For his troubles, Moynihan was denounced as a victim-blaming racist bent on undermining the civil-rights movement. Even worse, writes Harvard’s Paul Peterson in the current issue of the journal Education Next, Moynihan’s “findings were totally ignored by those who designed public policies at the time.” The Great Society architects would go on to expand old programs or formulate new ones that exacerbated the problems Moynihan identified. Marriage was penalized and single parenting was subsidized. In effect, the government paid mothers to keep fathers out of the home—and paid them well.

“Economists and policy analysts of the day worried about the negative incentives that had been created,” writes Mr. Peterson. “Analysts estimated that in 1975 a household head would have to earn $20,000”—or an inflation-adjusted $88,000 today—“to have more resources than what could be obtained from Great Society programs.”

History has proved that Moynihan was onto something. When the report was released, about 25% of black children and 5% of white children lived in a household headed by a single mother. During the next 20 years the black percentage would double and the racial gap would widen. Today more than 70% of all black births are to unmarried women, twice the white percentage.

For decades research has shown that the likelihood of teen pregnancy, drug abuse, dropping out of school and many other social problems grew dramatically when fathers were absent. One of the most comprehensive studies ever done on juvenile delinquency—by William Comanor and Llad Phillips of the University of California, Santa Barbara, in 2002—concluded that “the most critical factor affecting the prospect that a male youth will encounter the criminal justice system is the presence of his father in the home.”

In 2012 the poverty rate for all blacks was more than 28%, but for married black couples it was 8.4% and has been in the single digits for two decades. Just 8% of children raised by married couples live in poverty, compared with 40% of children raised by single mothers.

Ultimately, the Moynihan report was an attempt to have an honest conversation about family breakdown and black pathology, one that most liberals still refuse to join. Faulting ghetto culture for ghetto outcomes remains largely taboo among those who have turned bad behavior into a symbol of racial authenticity.
Of course, any attempt today to have 'an honest conversation' about race, culture, and poverty is doomed to failure because one side of the discussion refuses to acknowledge those basic facts, and cries "racist" when the other side brings them up.
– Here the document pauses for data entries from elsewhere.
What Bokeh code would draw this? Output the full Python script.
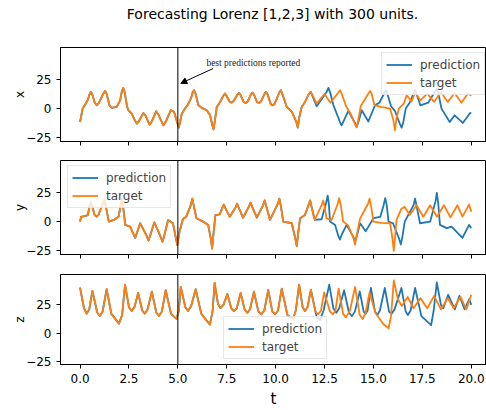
from bokeh.plotting import figure
from bokeh.layouts import column
from bokeh.models import (Range1d, FixedTicker, NumeralTickFormatter, Span,
                          Arrow, NormalHead, Label)
from bokeh.embed import file_html
from bokeh.resources import INLINE

title_text = "Forecasting Lorenz [1,2,3] with 300 units."
xticks = [0, 2.5, 5, 7.5, 10, 12.5, 15, 17.5, 20]
yticks = [-25, 0, 25]
ytick_labels = {-25: "\u221225", 0: "0", 25: "25"}
t_marker = 5.0

# ---- x component: target, and prediction after it leaves the target ----
tx = [0.00, 0.13, 0.25, 0.40, 0.48, 0.55, 0.63, 0.75, 0.85, 0.97,
      1.18, 1.28, 1.36, 1.50, 1.62, 1.88, 2.05, 2.14, 2.21, 2.28,
      2.40, 2.47, 2.64, 2.80, 2.90, 3.00, 3.24, 3.35, 3.55, 3.65,
      3.89, 4.00, 4.26, 4.37, 4.64, 4.81, 4.97, 5.05, 5.12, 5.20,
      5.37, 5.49, 5.68, 5.76, 5.83, 5.90, 6.05, 6.22, 6.48, 6.65,
      6.76, 6.82, 6.88, 6.99, 7.16, 7.33, 7.41, 7.50, 7.65, 7.75,
      7.85, 8.05, 8.13, 8.21, 8.37, 8.47, 8.57, 8.73, 8.81, 8.89,
      9.05, 9.15, 9.25, 9.43, 9.51, 9.59, 9.75, 9.85, 9.95, 10.18,
      10.26, 10.34, 10.57, 10.83, 11.05, 11.13, 11.20, 11.33, 11.50, 11.70,
      11.79, 11.87, 12.10, 12.50, 12.80, 13.20, 13.29, 13.37, 13.60, 13.85,
      14.05, 14.14, 14.22, 14.35, 14.75, 14.83, 14.91, 15.05, 15.40, 15.85,
      16.02, 16.10, 16.18, 16.30, 16.55, 16.70, 16.95, 17.13, 17.40, 17.75,
      18.10, 18.45, 18.80, 19.15, 19.50, 19.83, 20.00]
x_target = [-11.4, 0, 3, 7.5, 12, 14.2, 12, 5, 2.8, 5,
            12.5, 15, 12.5, 3, 0.6, 1.4, 7, 15, 17.6, 14,
            2, -1.4, -4.3, -10, -12.8, -11, -3.7, -6, -13.6, -11.5,
            -2.3, -5, -14.2, -11.5, -1.4, -2.8, -12, -16.2, -11, -4.3,
            0, 2.8, 9, 14, 15.6, 13, 2.8, 0.6, -1.4, -5.7,
            -14, -17.6, -12, 1.4, 5.7, 11, 12.8, 10.5, 5.8, 5.1,
            6.5, 12, 13.3, 11.5, 5.5, 4.8, 6, 12, 13.6, 12,
            5.5, 4.8, 6, 12.5, 14.2, 12, 3.8, 2.8, 4, 13.5,
            15.6, 12.5, 1.4, -2.8, -11, -16.2, -8, 1.4, 5.7, 12.5,
            14.2, 12, 4.3, 12.5, 5, 13.5, 15.6, 13, 2, -5,
            -13, -16, -10, 2, 13, 15, 12.5, 3, 1.5, 0,
            -10, -18.5, -8, 0, 4.3, 11.4, 6, 14, 7, 12.8,
            5.7, 14.2, 5.7, 13.3, 5, 12.8, 11]
x_split = 11.79
tx_pred = [12.10, 12.60, 12.70, 12.80, 12.95, 13.28, 13.37, 13.46, 13.72, 14.05,
           14.14, 14.22, 14.40, 14.74, 15.08, 15.30, 15.55, 15.64, 15.72, 15.90,
           16.10, 16.35, 16.44, 16.52, 16.65, 16.85, 17.05, 17.13, 17.21, 17.40,
           17.80, 18.15, 18.24, 18.32, 18.48, 18.90, 19.15, 19.57, 19.94, 20.00]
x_pred = [2, 14, 17.6, 13, 3, -11, -14.2, -11, -2, -12,
          -15.6, -12, -1.4, -11, 2.8, 5, 13, 15.6, 12, 2,
          -2, -13, -16.2, -12, 0, 5, 13, 15.6, 12, 2.8,
          5, 14.5, 17, 13, 0, -11.4, -5.7, -12.2, -3.7, -4]

# ---- y component ----
ty = [0.00, 0.05, 0.22, 0.40, 0.48, 0.55, 0.62, 0.75, 0.85, 0.95,
      1.15, 1.24, 1.32, 1.47, 1.72, 1.97, 2.08, 2.14, 2.20, 2.31,
      2.56, 2.74, 2.82, 2.90, 3.07, 3.40, 3.50, 3.58, 3.80, 4.12,
      4.21, 4.29, 4.50, 4.75, 4.90, 4.97, 5.09, 5.26, 5.43, 5.66,
      5.74, 5.82, 5.95, 6.29, 6.55, 6.70, 6.75, 6.80, 6.92, 7.14,
      7.27, 7.35, 7.43, 7.65, 7.95, 8.03, 8.11, 8.33, 8.64, 8.72,
      8.80, 9.04, 9.36, 9.44, 9.52, 9.71, 10.11, 10.19, 10.27, 10.39,
      10.82, 11.00, 11.08, 11.15, 11.25, 11.50, 11.68, 11.76, 11.84, 12.00,
      12.35, 12.43, 12.51, 12.60, 12.86, 13.17, 13.25, 13.33, 13.45, 13.70,
      13.98, 14.06, 14.14, 14.32, 14.72, 14.80, 14.88, 15.00, 15.40, 15.85,
      15.97, 16.04, 16.10, 16.18, 16.43, 16.60, 16.86, 17.20, 17.55, 17.90,
      18.25, 18.60, 18.94, 19.29, 19.55, 19.89, 20.00]
y_target = [0, 4, 4.7, 5.6, 13, 16.7, 13, 5.5, 4.2, 6,
            15, 18.6, 13, 0, 1.4, 4.2, 14, 19.5, 13, -2.8,
            -4.2, -11, -13.9, -10, -1.4, -12, -16.1, -12, -0.6, -13,
            -17.2, -13, 1.4, -1.4, -14, -20, -8.3, 2.2, 4.2, 14,
            19.5, 13, 2.8, 0, -2.8, -16, -23, -14, 5.6, 6.1,
            11.5, 14.5, 11.5, 4.2, 12, 15.3, 12, 3.3, 13, 16.1,
            12.5, 3.3, 14, 18, 13, 1.4, 15, 19.5, 13, 0,
            -1.4, -14, -20.8, -10, 2.8, 5.6, 14, 18, 12, 1.4,
            14, 18, 12, 2.8, 1.4, 15, 20, 14, 0, -3,
            -14, -19.5, -12, 2.8, 15, 19.5, 13, 0, -1, -1.4,
            -14, -25, -14, 1.4, 11, 12.5, 5.6, 13.9, 4.2, 13.9,
            4.2, 13.9, 3.6, 13.9, 4.2, 14.5, 8.3]
y_split = 11.76
ty_pred = [12.00, 12.35, 12.58, 12.66, 12.72, 12.78, 13.04, 13.20, 13.29, 13.38,
           13.63, 13.97, 14.06, 14.15, 14.32, 14.60, 15.00, 15.35, 15.52, 15.60,
           15.68, 15.77, 16.00, 16.30, 16.40, 16.48, 16.60, 17.05, 17.13, 17.21,
           17.38, 17.90, 18.17, 18.24, 18.31, 18.40, 18.75, 18.99, 19.55, 19.89,
           20.00]
y_pred = [1.4, 2, 16, 22, 15, 0, -2.8, -12, -15.3, -11,
          -2.8, -13, -17, -12, -1.4, -8.3, 2.8, 4.2, 14, 20,
          14, 0, -1.4, -14, -19.5, -13, 0, 14, 19.5, 13,
          -1.4, 0, 17, 24.5, 16, -2.8, -5.6, -4.2, -13.9, -2.8,
          -5.6]

# ---- z component ----
tz = [0.00, 0.20, 0.34, 0.47, 0.63, 0.88, 1.02, 1.15, 1.36, 1.60,
      1.99, 2.15, 2.30, 2.50, 2.64, 2.78, 2.97, 3.18, 3.31, 3.45,
      3.67, 3.90, 4.04, 4.18, 4.38, 4.65, 4.93, 5.05, 5.15, 5.38,
      5.52, 5.68, 5.91, 6.20, 6.64, 6.78, 6.88, 7.05, 7.18, 7.33,
      7.53, 7.73, 7.87, 8.01, 8.21, 8.41, 8.55, 8.69, 8.89, 9.12,
      9.27, 9.42, 9.62, 9.83, 9.97, 10.12, 10.31, 10.60, 10.89, 11.03,
      11.20, 11.38, 11.50, 11.63, 11.80, 12.03, 12.18, 12.32, 12.48, 12.78,
      12.93, 13.06, 13.22, 13.45, 13.59, 13.80, 14.06, 14.30, 14.45, 14.60,
      14.80, 15.10, 15.50, 15.77, 15.90, 16.04, 16.25, 16.45, 16.75, 17.05,
      17.40, 17.75, 18.10, 18.45, 18.80, 19.10, 19.45, 19.75, 20.00]
z_target = [40.3, 22, 17.2, 21, 37.5, 18, 15.3, 19, 38.9, 17,
            8.3, 16, 43, 23, 19.5, 23, 35.6, 20, 17.2, 21,
            36.7, 18, 15.3, 19, 38, 17, 12.5, 20, 41, 23,
            19.5, 24, 38.9, 17, 7.5, 20, 44.5, 26, 22.2, 25,
            34.7, 22, 19.5, 22, 35.6, 21, 18, 21, 36.7, 19,
            16.7, 20, 38.4, 19, 16.7, 20, 39.5, 16, 12.5, 20,
            43, 23, 19.5, 23, 38.4, 19, 16.7, 20, 36, 19,
            16.7, 20, 39.5, 17, 13.9, 20, 41, 16, 12.5, 18,
            36, 18, 8, 4.2, 15, 46.7, 30, 24, 32, 22,
            31, 22, 33, 21, 31, 22, 32, 21, 34]
z_split = 11.80
tz_pred = [12.10, 12.27, 12.45, 12.74, 12.95, 13.10, 13.25, 13.50, 13.75, 13.90,
           14.05, 14.30, 14.50, 14.60, 14.70, 14.87, 15.08, 15.20, 15.33, 15.58,
           15.80, 15.92, 16.08, 16.43, 16.65, 16.76, 16.90, 17.13, 17.45, 17.95,
           18.08, 18.24, 18.45, 18.57, 18.82, 19.16, 19.40, 19.66, 19.90, 20.00]
z_pred = [14, 11.7, 20, 43, 22, 18, 22, 38, 18, 15,
          19, 37, 19, 17, 20, 40, 19, 16, 20, 40,
          19, 17, 21, 40, 19, 16, 20, 40, 15, 7,
          20, 45, 25, 22, 34, 21, 33, 21, 30, 25]

BLUE = "#1f77b4"
ORANGE = "#ff7f0e"
FONT = "DejaVu Sans"
W = 486


def prediction(t, v, split, tp, vp):
    ts = [a for a in t if a <= split] + tp
    vs = [b for a, b in zip(t, v) if a <= split] + vp
    return ts, vs


x_range = Range1d(-1, 20.78)


def panel(height, top, bottom, ylabel, t, v, split, tp, vp, legend_loc, last=False):
    p = figure(width=W, height=height, x_range=x_range, y_range=Range1d(-28, 52),
               output_backend="svg", toolbar_location=None,
               min_border_left=60, min_border_right=0, min_border_top=top,
               min_border_bottom=bottom)
    p.background_fill_color = "white"
    p.border_fill_color = "white"
    p.outline_line_color = "black"
    p.outline_line_width = 1
    p.xgrid.visible = False
    p.ygrid.visible = False

    pt, pv = prediction(t, v, split, tp, vp)
    p.line(pt, pv, line_color=BLUE, line_width=1.8, line_join="round",
           legend_label="prediction")
    p.line(t, v, line_color=ORANGE, line_width=1.8, line_join="round",
           legend_label="target")

    p.add_layout(Span(location=t_marker, dimension="height", line_color="black", line_width=1))

    xa = p.xaxis[0]
    ya = p.yaxis[0]
    xa.ticker = FixedTicker(ticks=xticks)
    ya.ticker = FixedTicker(ticks=yticks)
    ya.major_label_overrides = ytick_labels
    for ax in (xa, ya):
        ax.major_tick_in = 0
        ax.major_tick_out = 4
        ax.minor_tick_line_color = None
        ax.axis_line_color = "black"
        ax.major_tick_line_color = "black"
        ax.major_label_text_font = FONT
        ax.major_label_text_font_size = "12px"
        ax.major_label_text_color = "black"
        ax.axis_label_text_font = FONT
        ax.axis_label_text_font_style = "normal"
        ax.axis_label_text_color = "black"
    ya.axis_label = ylabel
    ya.axis_label_text_font_size = "12px"
    ya.axis_label_standoff = -4
    ya.major_label_standoff = 5
    if last:
        xa.formatter = NumeralTickFormatter(format="0.0")
        xa.axis_label = "t"
        xa.axis_label_text_font_size = "15px"
        xa.axis_label_standoff = 4
        xa.major_label_standoff = 5
    else:
        # shared x axis: tick marks only, no tick labels
        xa.major_label_overrides = {tk: "" for tk in xticks}
        xa.major_label_text_font_size = "1px"
        xa.major_label_standoff = 0

    leg = p.legend[0]
    leg.location = legend_loc
    leg.label_text_font = FONT
    leg.label_text_font_size = "12px"
    leg.glyph_width = 26
    leg.glyph_height = 15
    leg.label_height = 15
    leg.label_standoff = 8
    leg.padding = 4
    leg.spacing = 3
    leg.margin = 0
    leg.border_line_color = "#d0d0d0"
    leg.background_fill_alpha = 0.8
    return p


# title strip: a bare figure whose frame holds only the title text
# (the column aligns its frame with the panels' frames, i.e. pixels 60..486)
head = figure(width=W, height=30, x_range=Range1d(60, W), y_range=Range1d(0, 30),
              output_backend="svg", toolbar_location=None, x_axis_type=None, y_axis_type=None,
              min_border_left=0, min_border_right=0, min_border_top=0, min_border_bottom=0)
head.outline_line_color = None
head.grid.visible = False
head.add_layout(Label(x=272, y=17, text=title_text, text_font=FONT, text_font_size="14px",
                      text_color="black", text_align="center", text_baseline="middle"))

p1 = panel(121, 17, 10, "x", tx, x_target, x_split, tx_pred, x_pred, (321, 46))
p2 = panel(113, 9, 10, "y", ty, y_target, y_split, ty_pred, y_pred, (7, 46))
p3 = panel(146, 10, 42, "z", tz, z_target, z_split, tz_pred, z_pred, (163, 5), last=True)

p1.add_layout(Arrow(end=NormalHead(size=6, fill_color="black", line_color="black"),
                    x_start=6.8, y_start=34.1, x_end=5.15, y_end=21.5,
                    line_color="black", line_width=1))
p1.add_layout(Label(x=8.86, y=38.4, text="best predictions reported",
                    text_font="Liberation Serif", text_font_size="9.5px",
                    text_color="#222222", text_align="center", text_baseline="middle"))

layout = column(head, p1, p2, p3, spacing=0)
open("out.html", "w").write(file_html(layout, INLINE))
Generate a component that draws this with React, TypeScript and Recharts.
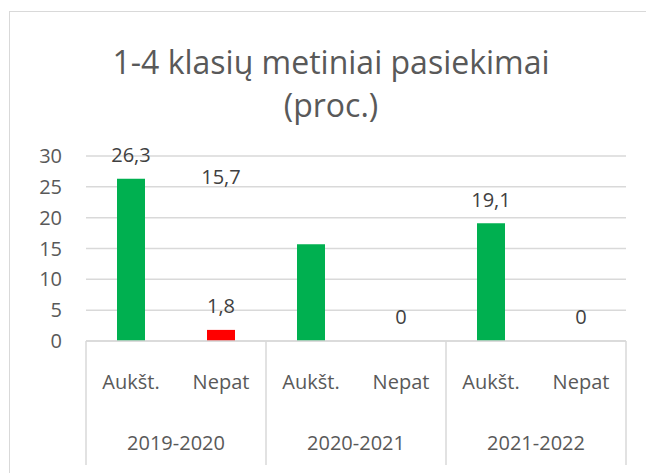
import React from "react";
import { BarChart, Bar, XAxis, YAxis, CartesianGrid, Cell, LabelList, ReferenceDot } from "recharts";

const years = ["2019-2020", "2020-2021", "2021-2022"];
const types = ["Aukšt.", "Nepat"];
const auksti = [26.3, 15.7, 19.1];
const nepat = [1.8, 0, 0];
const yTicks = [0, 5, 10, 15, 20, 25, 30];

// the original chart has the 15,7 label dragged away from its bar
const hiddenLabels = ["2020-2021|Aukšt."];
const strayLabel = { at: "2019-2020|Nepat", value: 26.6, text: "15,7" };

const COLORS = { "Aukšt.": "#00B050", Nepat: "#FF0000" };
const FONT = "'Open Sans', sans-serif";
const TEXT = "#595959";
const GRID = "#d9d9d9";
const FS = 20;

const data = years.flatMap((year, i) => [
  { key: `${year}|${types[0]}`, year, type: types[0], value: auksti[i] },
  { key: `${year}|${types[1]}`, year, type: types[1], value: nepat[i] },
]);

const fmt = (v: number) => String(v).replace(".", ",");

function TypeTick(props: any) {
  const { x, y, payload, index } = props;
  const half = payload.offset ?? 45;
  const type = String(payload.value).split("|")[1];
  return (
    <g>
      {index % types.length === 0 && (
        <line x1={x - half} x2={x - half} y1={y} y2={y + 124} stroke={GRID} strokeWidth={1.5} />
      )}
      {index === data.length - 1 && (
        <line x1={x + half} x2={x + half} y1={y} y2={y + 124} stroke={GRID} strokeWidth={1.5} />
      )}
      <text x={x} y={y + 40} textAnchor="middle" dominantBaseline="central" fill={TEXT} fontSize={FS} fontFamily={FONT}>
        {type}
      </text>
    </g>
  );
}

function YearTick(props: any) {
  const { x, y, payload } = props;
  return (
    <text x={x} y={y + 41} textAnchor="middle" dominantBaseline="central" fill={TEXT} fontSize={FS} fontFamily={FONT}>
      {payload.value}
    </text>
  );
}

function BarLabel(props: any) {
  const { x, y, width, value, index } = props;
  if (hiddenLabels.includes(data[index].key)) return null;
  return (
    <text x={x + width / 2} y={y - 24} textAnchor="middle" dominantBaseline="central" fill="#404040" fontSize={FS} fontFamily={FONT}>
      {fmt(value)}
    </text>
  );
}

export default function App() {
  return (
    <>
      <style>{`html,body{margin:0;overflow:hidden;background:#fff}`}</style>
      <div
        style={{
          position: "absolute",
          left: 9,
          top: 11,
          width: 636,
          height: 461,
          borderLeft: `1px solid ${GRID}`,
          borderTop: `1px solid ${GRID}`,
          background: "#fff",
        }}
      >
        <div
          style={{
            position: "absolute",
            left: 0,
            top: 28,
            width: 642,
            textAlign: "center",
            fontFamily: FONT,
            fontSize: 32,
            lineHeight: "43px",
            color: TEXT,
          }}
        >
          1-4 klasių metiniai pasiekimai
          <br />
          (proc.)
        </div>
        <BarChart width={636} height={461} data={data} margin={{ top: 144, right: 20, bottom: 8, left: 0 }}>
          <CartesianGrid vertical={false} stroke={GRID} strokeWidth={1.5} />
          <YAxis
            domain={[0, 30]}
            ticks={yTicks}
            width={76}
            axisLine={false}
            tickLine={false}
            tickSize={0}
            tickMargin={24}
            tick={{ fill: TEXT, fontSize: FS, fontFamily: FONT }}
          />
          <XAxis
            dataKey="key"
            height={60}
            axisLine={{ stroke: GRID, strokeWidth: 1.5 }}
            tickLine={false}
            tickSize={0}
            tickMargin={0}
            interval={0}
            tick={<TypeTick />}
          />
          <XAxis
            xAxisId="year"
            dataKey="year"
            allowDuplicatedCategory={false}
            height={64}
            axisLine={false}
            tickLine={false}
            tickSize={0}
            tickMargin={0}
            interval={0}
            tick={<YearTick />}
          />
          <Bar dataKey="value" barSize={28} minPointSize={0.01} isAnimationActive={false}>
            {data.map((d) => (
              <Cell key={d.key} fill={COLORS[d.type as keyof typeof COLORS]} />
            ))}
            <LabelList dataKey="value" content={<BarLabel />} />
          </Bar>
          <ReferenceDot
            x={strayLabel.at}
            y={strayLabel.value}
            r={0}
            fill="none"
            stroke="none"
            label={{ value: strayLabel.text, position: "center", fill: "#404040", fontSize: FS, fontFamily: FONT }}
          />
        </BarChart>
      </div>
    </>
  );
}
Moynihan anticipated this as well. In his own words:
"Everyone is entitled to his own opinion, but not to his own facts.”

"... the central conservative truth is that it is culture, not politics, that determines the success of a society. The central liberal truth is that politics can change a culture and save it from itself."
It is now obvious that the liberal belief that politics can change a culture is profoundly mistaken ... especially when political correctness forbids us from changing that culture.

There are none so blind as those who will not see.



6 comments:

Bag Blog said...

Back in my high school days (70's) I remember telling my mother that a large number of the black girls whom I had started high school with had now dropped out to have babies. I didn't have any statistics, but the number of black girls getting pregnant vs. the number of white girls was very noticeable. I told my mother that their slave culture must be to blame on their getting pregnant, but not married. My mother said something like, "They've had plenty of time since the slave days to figure it out and stop that crap."

Well Seasoned Fool said...

My mother said something like, "They've had plenty of time since the slave days to figure it out and stop that crap."

Wise woman.

Randy said...

It used to be one whole generation that had been raised under the Johnson 'plan' (welfare). Now it's two, soon to be three. SMH

CenTexTim said...

BB - your mother is obviously a racist... :-)

WSF - Yes, she is.

Randy - you're right. It has become institutionalized, and I don't know what can be done to stop it.

Old NFO said...

It's already into the 3rd and starting into the 4th gen... when 13 year olds are having kids... sigh

CenTexTim said...

Kids having kids... and the so-called black 'leaders' have a vested interest in perpetuating the situation.